THERE IS hardly any need for us to point out what even the MSBBC has already stated by coverage. As a technical news site put it:
Just over a week ago, the jury began deliberations on the ongoing patent infringement case between Google and Oracle. After waiting in the wings, with bated breath, the verdict is finally in, as Judge William Alsup of the U.S. District Court of Northern California dismissed the jury this afternoon after a unanimous decision that ruled in favor of Google’s mobile OS — declaring that Android did not in fact infringe on the Oracle patents in question.
The jury verdict is in. They found no infringement of the patents!
Linus Torvalds, the father of Linux writes on Google +, "Prediction: instead of Oracle coming out and admitting they were morons about their idiotic suit against Android, they'll come out posturing and talk about how they'll be vindicated, and pay lawyers to take it to the next level of idiocy.

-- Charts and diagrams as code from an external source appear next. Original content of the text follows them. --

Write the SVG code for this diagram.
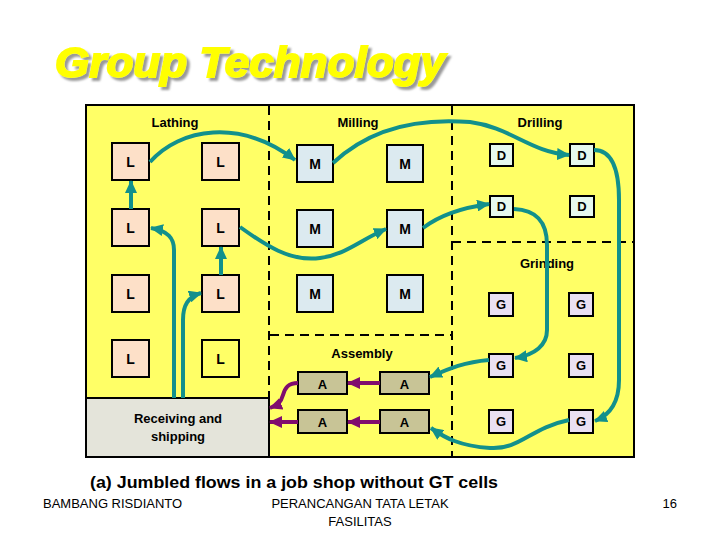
<svg xmlns="http://www.w3.org/2000/svg" width="720" height="540" viewBox="0 0 720 540">
<defs>
<style>
.lbl{font-family:"Liberation Sans",Arial,sans-serif;font-weight:bold;font-size:13px;fill:#000;text-anchor:middle}
.bl{font-size:14px}
.box{stroke:#000;stroke-width:2}
.L{fill:#FDE0C8}
.Ly{fill:#FFFF66}
.M{fill:#DCEAF0}
.D{fill:#E6F8EE}
.G{fill:#EAE0F2}
.A{fill:#C8C496}
.t{stroke:#12908C;stroke-width:4;fill:none;marker-end:url(#at)}
.p{stroke:#800C6E;stroke-width:4;fill:none;marker-end:url(#ap)}
.dash{stroke:#000;stroke-width:2;stroke-dasharray:9 6;fill:none}
.foot{font-family:"Liberation Sans",Arial,sans-serif;font-size:13px;fill:#000}
</style>
<filter id="sh" x="-5%" y="-20%" width="115%" height="150%">
<feDropShadow dx="3" dy="3" stdDeviation="0.8" flood-color="#999999" flood-opacity="1"/>
</filter>
<marker id="at" markerUnits="userSpaceOnUse" markerWidth="14" markerHeight="12" refX="12" refY="6" orient="auto"><path d="M0,0 L13,6 L0,12 z" fill="#12908C"/></marker>
<marker id="ap" markerUnits="userSpaceOnUse" markerWidth="14" markerHeight="12" refX="12" refY="6" orient="auto"><path d="M0,0 L13,6 L0,12 z" fill="#800C6E"/></marker>
</defs>
<rect width="720" height="540" fill="#fff"/>
<g id="title">
<text x="55" y="77" font-family="'Liberation Sans',Arial,sans-serif" font-weight="bold" font-style="italic" font-size="42" textLength="390" lengthAdjust="spacingAndGlyphs" fill="#FFFF00" stroke="#FFFF00" stroke-width="2" filter="url(#sh)">Group Technology</text>
</g>
<g id="frame">
<rect x="86" y="105" width="548" height="352" fill="#FFFF66" stroke="#000" stroke-width="2"/>
<line class="dash" x1="269" y1="106" x2="269" y2="398"/>
<line class="dash" x1="452" y1="106" x2="452" y2="456"/>
<line class="dash" x1="270" y1="335" x2="452" y2="335"/>
<line class="dash" x1="452" y1="242" x2="633" y2="242"/>
<text class="lbl" x="175" y="127">Lathing</text>
<text class="lbl" x="358" y="127">Milling</text>
<text class="lbl" x="540" y="127">Drilling</text>
<text class="lbl" x="547" y="268">Grinding</text>
<text class="lbl" x="362" y="358">Assembly</text>
</g>
<g id="receiving">
<rect x="86" y="398" width="183" height="59" fill="#E4E4DA" stroke="#000" stroke-width="2"/>
<text class="lbl" x="178" y="423" font-size="14">Receiving and</text>
<text class="lbl" x="178" y="441" font-size="14">shipping</text>
</g>
<g id="lathes">
<rect class="box L" x="112" y="143" width="37" height="37"/><text class="lbl bl" x="130.5" y="167">L</text>
<rect class="box L" x="202" y="143" width="37" height="37"/><text class="lbl bl" x="220.5" y="167">L</text>
<rect class="box L" x="112" y="209" width="37" height="37"/><text class="lbl bl" x="130.5" y="233">L</text>
<rect class="box L" x="202" y="209" width="37" height="37"/><text class="lbl bl" x="220.5" y="233">L</text>
<rect class="box L" x="112" y="275" width="37" height="37"/><text class="lbl bl" x="130.5" y="299">L</text>
<rect class="box L" x="202" y="275" width="37" height="37"/><text class="lbl bl" x="220.5" y="299">L</text>
<rect class="box L" x="112" y="340" width="37" height="37"/><text class="lbl bl" x="130.5" y="364">L</text>
<rect class="box Ly" x="202" y="340" width="37" height="37"/><text class="lbl bl" x="220.5" y="364">L</text>
</g>
<g id="mills">
<rect class="box M" x="297" y="145" width="36" height="37"/><text class="lbl bl" x="315" y="169">M</text>
<rect class="box M" x="387" y="145" width="36" height="37"/><text class="lbl bl" x="405" y="169">M</text>
<rect class="box M" x="297" y="210" width="36" height="37"/><text class="lbl bl" x="315" y="234">M</text>
<rect class="box M" x="387" y="210" width="36" height="37"/><text class="lbl bl" x="405" y="234">M</text>
<rect class="box M" x="297" y="275" width="36" height="37"/><text class="lbl bl" x="315" y="299">M</text>
<rect class="box M" x="387" y="275" width="36" height="37"/><text class="lbl bl" x="405" y="299">M</text>
</g>
<g id="drills">
<rect class="box D" x="490" y="144" width="23" height="22"/><text class="lbl" x="501.5" y="160" font-size="12">D</text>
<rect class="box D" x="570" y="144" width="24" height="22"/><text class="lbl" x="582" y="160" font-size="12">D</text>
<rect class="box D" x="490" y="196" width="23" height="21"/><text class="lbl" x="501.5" y="211" font-size="12">D</text>
<rect class="box D" x="570" y="196" width="24" height="21"/><text class="lbl" x="582" y="211" font-size="12">D</text>
</g>
<g id="grinders">
<rect class="box G" x="489" y="293" width="24" height="23"/><text class="lbl" x="501" y="309">G</text>
<rect class="box G" x="569" y="293" width="24" height="23"/><text class="lbl" x="581" y="309">G</text>
<rect class="box G" x="489" y="354" width="24" height="23"/><text class="lbl" x="501" y="370">G</text>
<rect class="box G" x="569" y="354" width="24" height="23"/><text class="lbl" x="581" y="370">G</text>
<rect class="box G" x="489" y="410" width="24" height="23"/><text class="lbl" x="501" y="426">G</text>
<rect class="box G" x="569" y="410" width="24" height="23"/><text class="lbl" x="581" y="426">G</text>
</g>
<g id="assembly">
<rect class="box A" x="298" y="372" width="49" height="22"/><text class="lbl" x="322.5" y="389" font-size="15">A</text>
<rect class="box A" x="380" y="372" width="49" height="22"/><text class="lbl" x="404.5" y="389" font-size="15">A</text>
<rect class="box A" x="298" y="410" width="49" height="23"/><text class="lbl" x="322.5" y="427" font-size="15">A</text>
<rect class="box A" x="380" y="410" width="49" height="23"/><text class="lbl" x="404.5" y="427" font-size="15">A</text>
</g>
<g id="connectors">
<path class="t" d="M150,162 C180,128 240,118 295,160"/>
<path class="t" d="M333,163 C370,128 420,118 470,122 C510,127 530,152 569,155"/>
<path class="t" d="M594,150 C612,150 619,170 619,200 L619,380 C619,402 610,415 595,421"/>
<path class="t" d="M569,420 C530,428 520,450 490,448 C460,446 445,438 431,428"/>
<path class="t" d="M240,227 C265,245 290,262 320,258 C345,255 360,240 386,229"/>
<path class="t" d="M423,228 C440,215 460,208 489,204"/>
<path class="t" d="M514,209 C535,210 547,220 547,245 L547,330 C547,345 535,355 515,358"/>
<path class="t" d="M489,360 C465,362 450,368 430,377"/>
<path class="t" d="M131,209 L131,181"/>
<path class="t" d="M221,275 L221,247"/>
<path class="t" d="M174,398 L174,250 C174,238 168,231 151,228"/>
<path class="t" d="M183,398 L183,320 C183,305 188,297 201,293"/>
<path class="p" d="M380,383 L348,383"/>
<path class="p" d="M380,422 L348,422"/>
<path class="p" d="M298,383 C288,383 285,388 283,395 C281,402 278,405 270,408"/>
<path class="p" d="M298,422 L270,422"/>
</g>
<g id="footer">
<text x="90" y="488" font-family="'Liberation Sans',Arial,sans-serif" font-weight="bold" font-size="17" textLength="408" lengthAdjust="spacingAndGlyphs">(a) Jumbled flows in a job shop without GT cells</text>
<text class="foot" x="43" y="508">BAMBANG RISDIANTO</text>
<text class="foot" x="360" y="508" text-anchor="middle">PERANCANGAN TATA LETAK</text>
<text class="foot" x="360" y="526" text-anchor="middle">FASILITAS</text>
<text class="foot" x="677" y="508" text-anchor="end">16</text>
</g>
</svg>
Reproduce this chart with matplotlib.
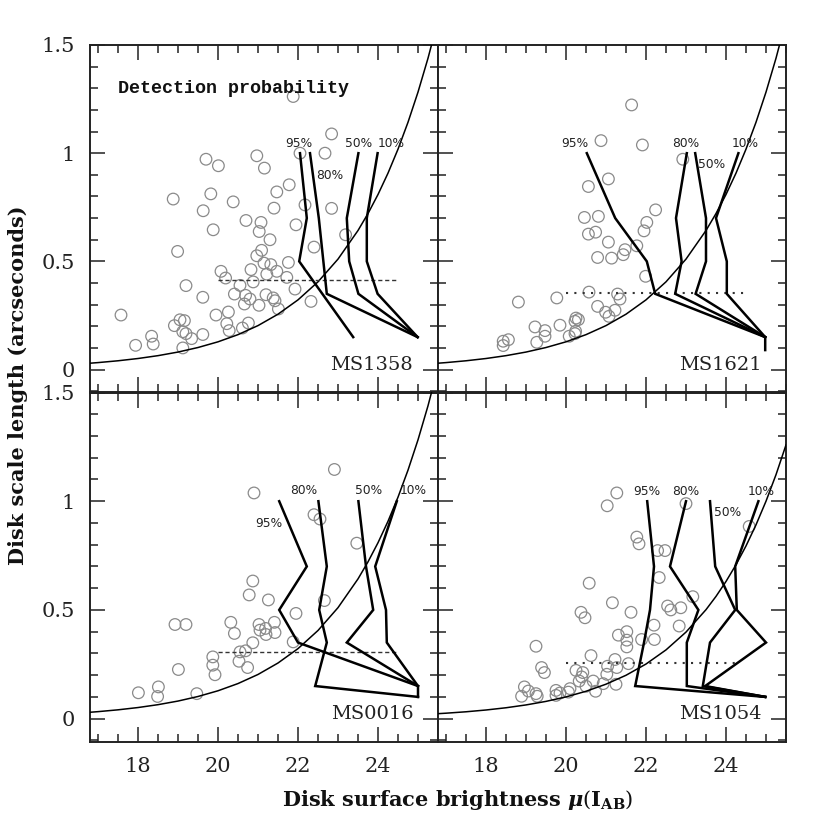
import matplotlib
matplotlib.use("Agg")
import matplotlib.pyplot as plt
from matplotlib.ticker import MultipleLocator, FixedLocator, FixedFormatter

plt.rcParams["mathtext.fontset"] = "dejavuserif"

# ---------------- data ----------------
clusters = ["MS1358", "MS1621", "MS0016", "MS1054"]
prob_levels = ["95%", "80%", "50%", "10%"]

# selection-limit curves
limit_x = [16.8, 17.0, 17.5, 18.0, 18.5, 19.0, 19.5, 20.0, 20.5, 21.0, 21.5, 22.0,
           22.5, 23.0, 23.5, 23.75, 24.0, 24.25, 24.5, 24.75, 25.0, 25.25, 25.5]
limit_y_a = [0.0294, 0.0322, 0.0406, 0.0511, 0.0643, 0.0809, 0.1019, 0.1282, 0.1614,
             0.2032, 0.2559, 0.3221, 0.4055, 0.5105, 0.6427, 0.7211, 0.8091, 0.9078,
             1.0186, 1.1429, 1.2823, 1.4388, 1.6144]
limit_y_b = [0.0229, 0.0251, 0.0316, 0.0398, 0.0501, 0.0631, 0.0794, 0.1000, 0.1259,
             0.1585, 0.1995, 0.2512, 0.3162, 0.3981, 0.5012, 0.5623, 0.6310, 0.7079,
             0.7943, 0.8913, 1.0000, 1.1220, 1.2589]

# completeness thresholds (dotted lines)
thr_y = [0.415, 0.355, 0.307, 0.256]
thr_x0 = [20.0, 20.0, 20.0, 20.0]
thr_x1 = [24.5, 24.5, 24.45, 24.35]

# detection probability contours: (x list, y list)
ms1358_contours = {
    "95%": ([22.05, 22.22, 22.03, 23.38], [1.0, 0.70, 0.50, 0.15]),
    "80%": ([22.30, 22.52, 22.72, 24.99], [1.0, 0.70, 0.35, 0.15]),
    "50%": ([23.51, 23.22, 23.28, 23.51, 24.99], [1.0, 0.70, 0.50, 0.35, 0.15]),
    "10%": ([23.99, 23.72, 23.72, 23.99, 24.99], [1.0, 0.70, 0.50, 0.35, 0.15]),
}
ms1621_contours = {
    "95%": ([20.52, 21.23, 22.02, 22.23, 24.98], [1.0, 0.70, 0.50, 0.35, 0.15]),
    "80%": ([23.02, 22.75, 22.89, 22.73, 24.98], [1.0, 0.70, 0.50, 0.35, 0.15]),
    "50%": ([23.23, 23.50, 23.50, 23.24, 24.98], [1.0, 0.70, 0.50, 0.35, 0.15]),
    "10%": ([24.31, 23.75, 24.02, 24.02, 24.98, 24.98], [1.0, 0.70, 0.50, 0.35, 0.15, 0.09]),
}
ms0016_contours = {
    "95%": ([21.53, 22.22, 21.53, 22.00, 25.00], [1.0, 0.70, 0.50, 0.35, 0.15]),
    "80%": ([22.51, 22.72, 22.53, 22.72, 22.43, 25.00], [1.0, 0.70, 0.50, 0.35, 0.15, 0.10]),
    "50%": ([23.51, 23.70, 23.88, 23.22, 25.00], [1.0, 0.70, 0.50, 0.35, 0.15]),
    "10%": ([24.47, 23.93, 24.20, 24.22, 25.00, 25.00], [1.0, 0.70, 0.50, 0.35, 0.15, 0.10]),
}
ms1054_contours = {
    "95%": ([22.03, 22.20, 22.10, 21.95, 21.73, 24.98], [1.0, 0.70, 0.50, 0.35, 0.15, 0.10]),
    "80%": ([23.00, 22.60, 23.31, 23.02, 23.02, 24.98], [1.0, 0.70, 0.50, 0.35, 0.15, 0.10]),
    "50%": ([23.60, 23.73, 24.23, 23.60, 23.42, 24.98], [1.0, 0.70, 0.50, 0.35, 0.15, 0.10]),
    "10%": ([24.81, 24.23, 24.27, 25.00, 23.48, 24.98], [1.0, 0.70, 0.50, 0.35, 0.15, 0.10]),
}

# galaxies (disk surface brightness, disk scale length)
ms1358_x = [21.88, 22.84, 22.05, 22.675, 19.70, 20.01, 20.97, 21.16, 21.78, 21.47,
            19.82, 18.88, 20.38, 21.40, 22.84, 22.175, 19.63, 20.70, 21.075, 21.03,
            19.88, 21.95, 21.30, 23.19, 22.40, 18.99, 21.09, 20.97, 21.15, 21.32,
            21.76, 20.075, 20.825, 21.22, 21.47, 20.19, 20.88, 21.72, 20.55, 19.20,
            20.41, 20.69, 21.20, 21.38, 21.925, 22.325, 19.62, 20.80, 20.66, 21.025,
            21.51, 21.425, 17.575, 19.95, 20.26, 20.22, 20.28, 20.76, 20.61, 19.05,
            19.16, 18.91, 19.12, 19.20, 19.34, 19.62, 18.34, 18.38, 17.94, 19.12]
ms1358_y = [1.262, 1.089, 1.000, 1.000, 0.972, 0.942, 0.988, 0.931, 0.854, 0.821,
            0.812, 0.788, 0.775, 0.746, 0.745, 0.761, 0.734, 0.689, 0.680, 0.638,
            0.646, 0.669, 0.600, 0.623, 0.566, 0.546, 0.551, 0.526, 0.492, 0.485,
            0.495, 0.454, 0.462, 0.441, 0.454, 0.423, 0.405, 0.426, 0.389, 0.388,
            0.349, 0.343, 0.346, 0.331, 0.372, 0.315, 0.334, 0.326, 0.303, 0.297,
            0.280, 0.318, 0.252, 0.252, 0.266, 0.212, 0.180, 0.215, 0.192, 0.230,
            0.226, 0.203, 0.175, 0.166, 0.143, 0.162, 0.154, 0.118, 0.112, 0.100]

ms1621_x = [21.64, 20.875, 21.91, 22.92, 21.06, 20.56, 22.24, 20.46, 20.81, 22.02,
            21.95, 20.56, 20.74, 21.06, 21.77, 21.475, 21.43, 20.79, 21.14, 21.99,
            20.575, 21.29, 21.35, 19.77, 18.81, 20.79, 20.99, 21.075, 21.225, 20.25,
            20.31, 20.225, 19.85, 19.225, 19.475, 19.475, 19.27, 20.24, 20.225, 20.08,
            18.56, 18.43, 18.43]
ms1621_y = [1.223, 1.058, 1.038, 0.972, 0.881, 0.846, 0.738, 0.703, 0.708, 0.680,
            0.641, 0.626, 0.635, 0.589, 0.572, 0.554, 0.531, 0.518, 0.515, 0.431,
            0.358, 0.349, 0.326, 0.331, 0.312, 0.292, 0.265, 0.246, 0.274, 0.238,
            0.231, 0.223, 0.205, 0.197, 0.180, 0.154, 0.126, 0.177, 0.166, 0.154,
            0.138, 0.131, 0.111]

ms0016_x = [22.91, 20.90, 22.40, 22.55, 23.47, 20.87, 20.78, 21.26, 22.66, 21.95,
            18.925, 19.20, 20.32, 21.025, 21.41, 20.41, 21.05, 21.19, 21.20, 21.425,
            21.88, 20.87, 20.55, 20.69, 19.87, 20.525, 19.87, 20.74, 19.01, 19.925,
            18.51, 18.49, 18.01, 19.47]
ms0016_y = [1.146, 1.038, 0.938, 0.918, 0.807, 0.633, 0.569, 0.546, 0.543, 0.484,
            0.433, 0.433, 0.443, 0.433, 0.443, 0.392, 0.407, 0.415, 0.387, 0.396,
            0.353, 0.349, 0.307, 0.312, 0.284, 0.264, 0.246, 0.235, 0.226, 0.202,
            0.146, 0.102, 0.119, 0.115]

ms1054_x = [21.27, 21.03, 23.00, 24.58, 21.77, 21.825, 22.29, 22.475, 20.58, 22.33,
            23.17, 21.16, 20.375, 20.475, 21.625, 22.54, 22.62, 22.87, 22.20, 22.83,
            21.52, 21.31, 21.52, 21.52, 21.89, 22.21, 19.25, 20.625, 21.225, 21.56,
            19.39, 19.46, 20.25, 20.42, 20.39, 21.04, 21.27, 21.02, 20.33, 20.68,
            20.93, 21.25, 20.50, 20.74, 18.96, 19.06, 18.89, 19.25, 19.28, 19.75,
            19.85, 19.75, 20.06, 20.10]
ms1054_y = [1.038, 0.979, 0.989, 0.884, 0.835, 0.804, 0.773, 0.773, 0.623, 0.649,
            0.561, 0.533, 0.489, 0.464, 0.489, 0.518, 0.500, 0.510, 0.430, 0.426,
            0.400, 0.384, 0.361, 0.330, 0.364, 0.364, 0.333, 0.290, 0.272, 0.253,
            0.235, 0.212, 0.222, 0.212, 0.192, 0.241, 0.235, 0.204, 0.173, 0.173,
            0.161, 0.158, 0.149, 0.126, 0.146, 0.127, 0.103, 0.115, 0.103, 0.130,
            0.118, 0.107, 0.122, 0.138]

x_ticks = [18, 20, 22, 24]
x_ticklabels = ["18", "20", "22", "24"]
y_ticks = [0, 0.5, 1, 1.5]
y_ticklabels = ["0", "0.5", "1", "1.5"]

# ---------------- layout / style ----------------
panels = [
    dict(name="MS1358", gx=ms1358_x, gy=ms1358_y, cont=ms1358_contours, ly=limit_y_a,
         thr=0, ls=(0, (3, 2)), lw=1.0,
         lab={"95%": (22.01, 1.046), "80%": (22.80, 0.895), "50%": (23.51, 1.046), "10%": (24.34, 1.046)}),
    dict(name="MS1621", gx=ms1621_x, gy=ms1621_y, cont=ms1621_contours, ly=limit_y_a,
         thr=1, ls=(0, (1, 3)), lw=1.5,
         lab={"95%": (20.23, 1.046), "80%": (23.00, 1.046), "50%": (23.64, 0.946), "10%": (24.48, 1.046)}),
    dict(name="MS0016", gx=ms0016_x, gy=ms0016_y, cont=ms0016_contours, ly=limit_y_a,
         thr=2, ls=(0, (3, 2)), lw=1.0,
         lab={"95%": (21.26, 0.896), "80%": (22.15, 1.049), "50%": (23.76, 1.049), "10%": (24.88, 1.049)}),
    dict(name="MS1054", gx=ms1054_x, gy=ms1054_y, cont=ms1054_contours, ly=limit_y_b,
         thr=3, ls=(0, (1, 3)), lw=1.5,
         lab={"95%": (22.02, 1.046), "80%": (23.00, 1.046), "50%": (24.04, 0.946), "10%": (24.89, 1.046)}),
]

fig = plt.figure(figsize=(8.3, 8.3), dpi=100)
L, M, R = 90 / 830, 438 / 830, 786 / 830
T, MID, B = 1 - 45 / 830, 1 - 392.5 / 830, 1 - 741.7 / 830
W = M - L
positions = [
    [L, MID, W, T - MID],
    [M, MID, W, T - MID],
    [L, B, W, MID - B],
    [M, B, W, MID - B],
]

serif = "DejaVu Serif"

for i, (p, pos) in enumerate(zip(panels, positions)):
    ax = fig.add_axes(pos)
    ax.set_xlim(16.8, 25.5)
    ax.set_ylim(-0.106, 1.5)

    ax.scatter(p["gx"], p["gy"], s=70, facecolors="none", edgecolors="#8a8a8a",
               linewidths=0.9, zorder=2)
    ax.plot(limit_x, p["ly"], color="black", lw=1.1, zorder=3)
    k = p["thr"]
    ax.plot([thr_x0[k], thr_x1[k]], [thr_y[k], thr_y[k]], color="#333333",
            lw=p["lw"], linestyle=p["ls"], zorder=3)
    for lev in prob_levels:
        cx, cy = p["cont"][lev]
        ax.plot(cx, cy, color="black", lw=1.8, zorder=4, solid_joinstyle="miter")
        tx, ty = p["lab"][lev]
        ax.text(tx, ty, lev, ha="center", va="center", fontsize=8.8,
                family="DejaVu Sans", color="#222222", zorder=5)

    ax.text(0.81, 0.078, p["name"], transform=ax.transAxes, ha="center", va="center",
            fontsize=14, family=serif, color="#222222", zorder=6,
            bbox=dict(facecolor="white", edgecolor="none", pad=1.5))

    if i == 0:
        ax.text(0.08, 0.876, "Detection probability", transform=ax.transAxes,
                ha="left", va="center", fontsize=13.2, family="Liberation Mono",
                fontweight="bold", color="#111111")

    ax.xaxis.set_major_locator(FixedLocator(x_ticks))
    ax.xaxis.set_minor_locator(MultipleLocator(0.5))
    ax.yaxis.set_major_locator(FixedLocator(y_ticks))
    ax.yaxis.set_minor_locator(MultipleLocator(0.1))
    ax.xaxis.set_major_formatter(FixedFormatter(x_ticklabels))
    ax.yaxis.set_major_formatter(FixedFormatter(y_ticklabels))
    ax.tick_params(which="both", direction="in", top=True, right=True, width=1.1,
                   color="#222222")
    ax.tick_params(which="major", length=11)
    ax.tick_params(which="minor", length=5.5)
    ax.tick_params(axis="y", which="major", pad=11, labelsize=15)
    ax.tick_params(axis="x", which="major", pad=11, labelsize=15)
    for lbl in ax.get_xticklabels() + ax.get_yticklabels():
        lbl.set_family(serif)
        lbl.set_color("#222222")
    if i in (0, 1):
        ax.tick_params(labelbottom=False)
    if i in (1, 3):
        ax.tick_params(labelleft=False)
    for sp in ax.spines.values():
        sp.set_linewidth(1.4)
        sp.set_color("#222222")

fig.text(458 / 830, 1 - 800 / 830,
         r"Disk surface brightness $\boldsymbol{\mu}(\mathbf{I}_{\mathbf{AB}})$",
         ha="center", va="center", fontsize=15, family=serif, fontweight="bold",
         color="#111111")
fig.text(18 / 830, 1 - 385 / 830, "Disk scale length (arcseconds)", rotation=90,
         ha="center", va="center", fontsize=15, family=serif, fontweight="bold",
         color="#111111")

fig.savefig("out.png", dpi=100, facecolor="white")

Sometimes I really wish I wasn't always right. It's a curse, I tell you."
Oracle loses its patent claims and so Google has almost completely defeated Oracle in its vain attempts to squeeze an intellectual property payoff from Google and Android.
The United States Supreme Court signaled skepticism about broad software patents Monday when it ordered reconsideration of an online advertising patent. The high court asked the United States Court of Appeals for the Federal Circuit to reconsider its decision approving the patent in light of a March Supreme Court decision restricting patents on medical diagnostic techniques.
The online ad patent, granted to a company called Ultramercial, covers the concept of allowing users to watch a pre-roll advertisement as an alternative to paying for premium content. Ultramercial has demanded licensing fees from several online video sites, including Hulu and YouTube. One target of Ultramercial's legal threats, a company called WildTangent, challenged Ultramercial's "invention" as merely an abstract idea not eligible for patent protection.